By default encoding with generate for every TF and store in the CTF the dictionary information necessary to decode the CTF. Since the time needed for the creation of dictionary and encoder/decoder may exceed encoding/decoding time, there is a possibility to create in a separate pass a dictionary stored in the CTF-like object and use it for further encoding/decoding.

To create a dictionary run usual CTF creation chain but with extra option, e.g.:

o2-its-reco-workflow --entropy-encoding | o2-ctf-writer-workflow --output-type dict --onlyDet ITS

This will create a file ctf_dictionary.root containing dictionary data for all detectors processed by the o2-ctf-writer-workflow. By default the dictionary file is written on the exit from the workflow, in CTFWriterSpec::endOfStream() which is currently not called if the workflow is stopped by ctrl-C. Periodic incremental saving of so-far accumulated dictionary data during processing can be triggered by providing an option --save-dict-after <N>.

Following encoding / decoding will use external dictionaries automatically if this file is found in the working directory (eventually it will be provided via CCDB).
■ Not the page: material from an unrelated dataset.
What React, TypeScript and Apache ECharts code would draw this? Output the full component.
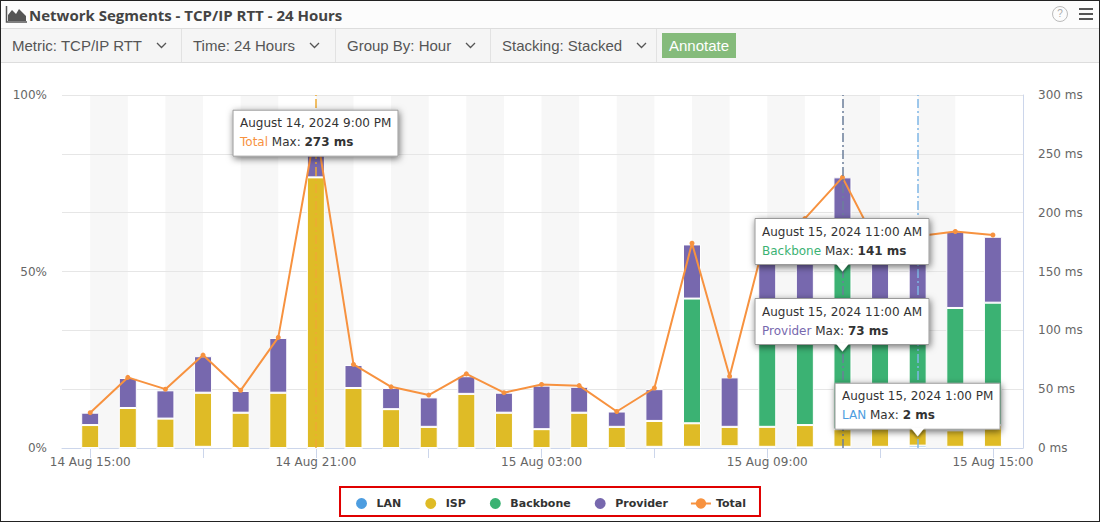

Note that if the file is found but dictionary data for some detector participating in the workflow are not found, an error will be printed and for given detector the workflows will use in-ctf dictionaries. The dictionaries must be provided for decoding of CTF data encoded using external dictionaries (otherwise an exception will be thrown).

When decoding CTF containing dictionary data (i.e. encoded w/o external dictionaries), the CTF-specific dictionary will be created/used on the fly, ignoring eventually provided external dictionary data.